In the 50's, yes for sure the hetrodynes were fierce but by the end of that decade SSB was already leading the battle with Collins, Gonset, Hallicrafters, Hammarlund, Heath, and others coming out with a wide range of SSB gear with AM often included as an after thought since AM was still plentiful for a few more years on VHF and above and transverters were quite popular. I still use a HA6, altho quite modified and strictly for CW/SSB. I have a Clegg Interceptor B and Zeus for AM.
Do you remember the days when the "gentlemen's agreement" on 75m was that SSB operate above 3900 and AM below? When I first got on the air in late 1959, 3800-3900 was packed with heterodynes every evening, but 3900-4000 was mostly SSB. Those unable to acquire QRO AM transmitters would listen above 3900 and hear the lack of heterodynes; that was probably one of SSB's greatest selling points. As time went on, the SSB signals kept pushing farther down the band. At the same time, a few SSB groups began operating just above 3800, and continued to expand upwards. The great AM/SSB wars of the 60s occurred mostly in the 3800-3900 segment as SSB continued to encroach on AM operation there.
The other things you mention are all true, but I still say the advent of the Novice had the greatest impact. Up till 1951, a prospective new ham had to fully master 13 wpm from the outset, before even trying for his first ham ticket, which was the General (Class B) or Conditional (Class C). The code barrier was so intimidating for many wannabe hams that they never actually took the first step before the 5 wpm Novice was offered. In those days there were few training aids like code tapes, and no internet. Unless the prospective ham lived near some other hams or there was a local club, there were few options for code practice.
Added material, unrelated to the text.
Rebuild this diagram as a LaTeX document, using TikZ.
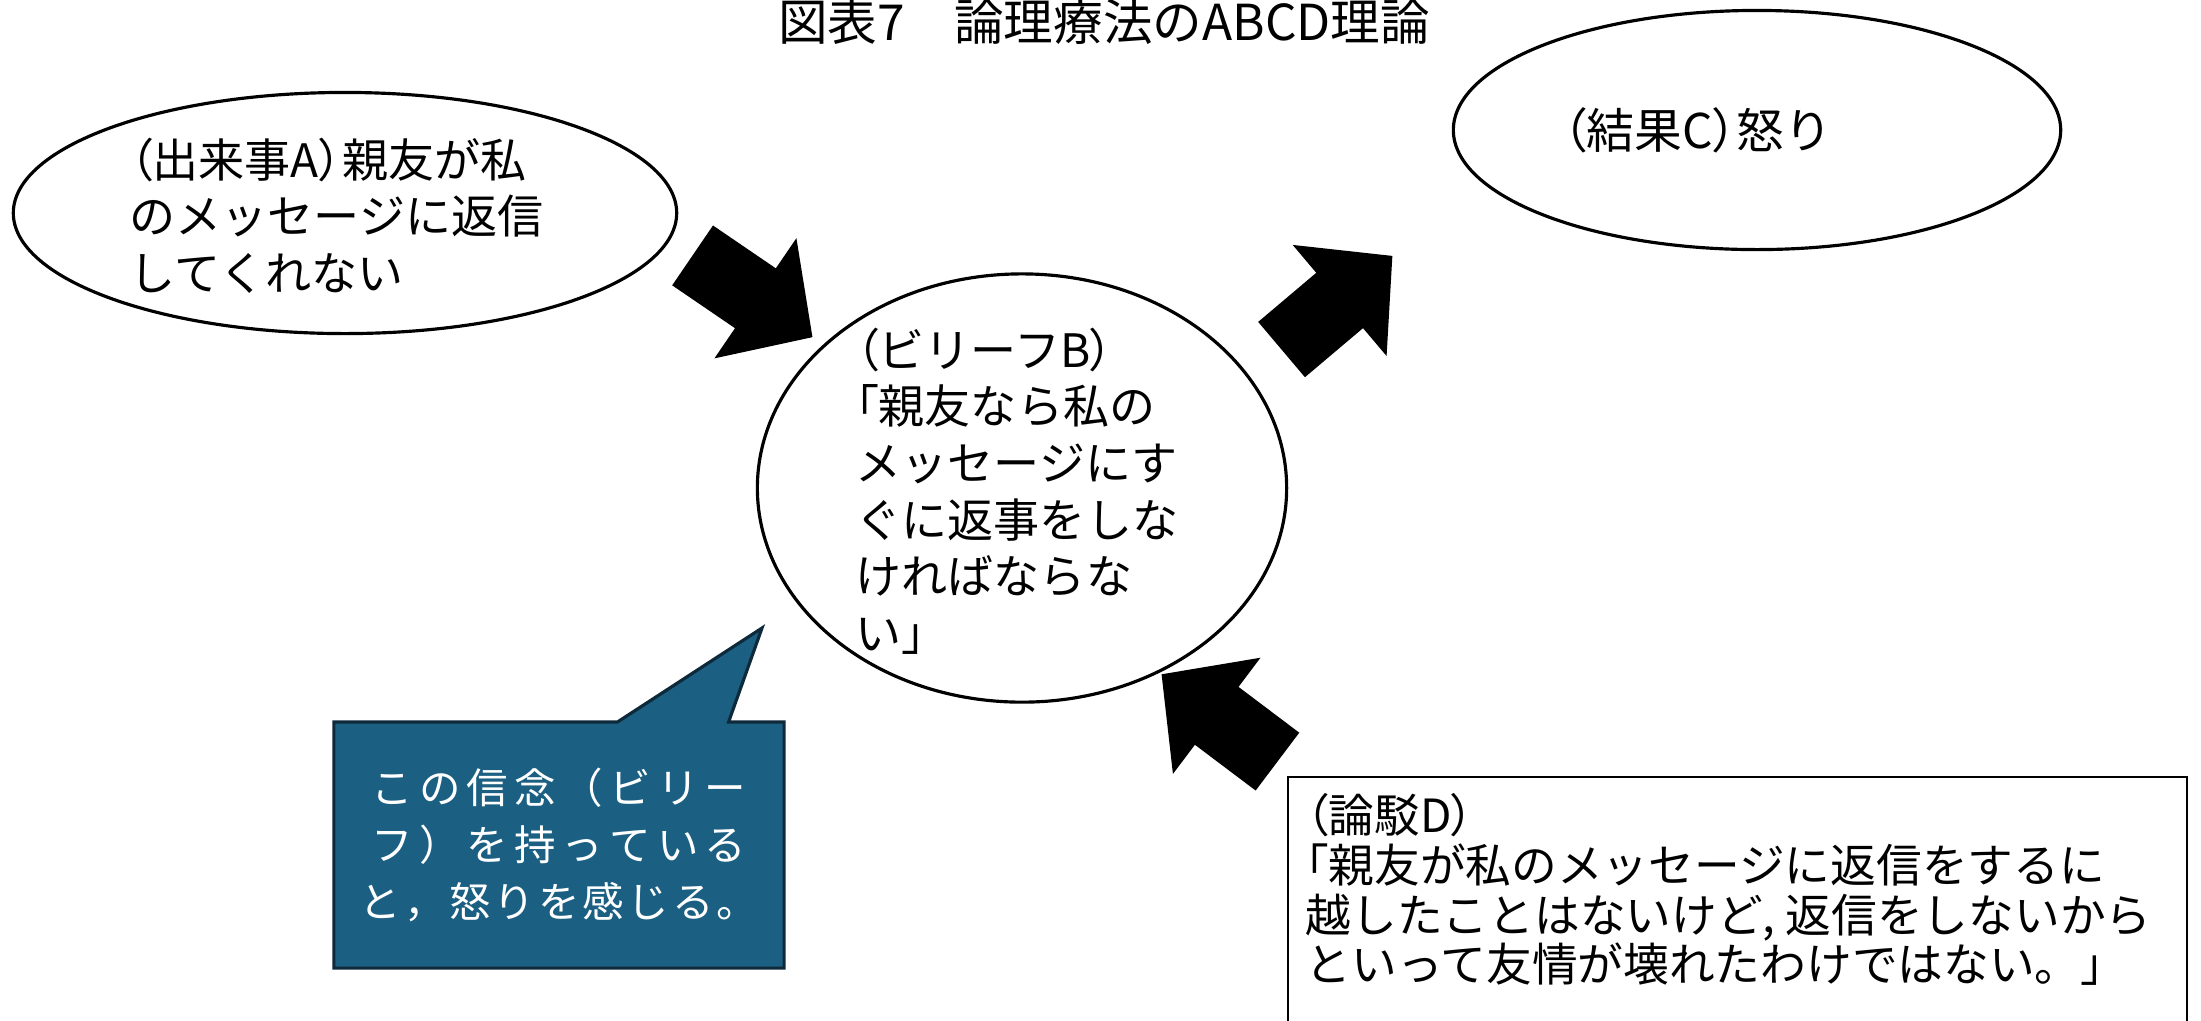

Trying to teach oneself with a code chart, telegraph key and buzzer was an exercise in futility for most people. I achieved my 5 wpm code proficiency for the Novice thanks to a set of WWII Signal Corps 78 RPM code practice records I found stashed away in the science dep't store-room at my school, and the physics teacher let me borrow them over the summer. Within a month after school had let out, I took my Novice test and the local ham who gave it to me said he had sneakily increased his sending speed during the code part and I was already copying at nearly 13 wpm. I had tried earlier on my own with the code chart and code practice oscillator to no avail.
But with the Novice, it was far easier to master just 5 wpm; one could practically memorise the dots and dashes of the Morse alphabet and make solid copy for one minute by counting dits and dahs sent at that speed. For those who actually got a rig on the air, up to a year of on-air practice made 13wpm quite easy to attain. Many would never have made it without the Novice experience. Unfortunately, probably only about 50% of new Novices went on to upgrade; the one-year sunset was the reason for a lot of the failures. If life, military conscription or mere procrastination got in the way during that year, the Novice ticket soon expired and the wannabe ham was S.O.L. I seem to recall that the initial Novice ticket included limited 2m phone privileges, which were later withdrawn because too many Novices were wasting their one-year grace period dicking around on 2m AM without ever preparing for the 13 wpm test.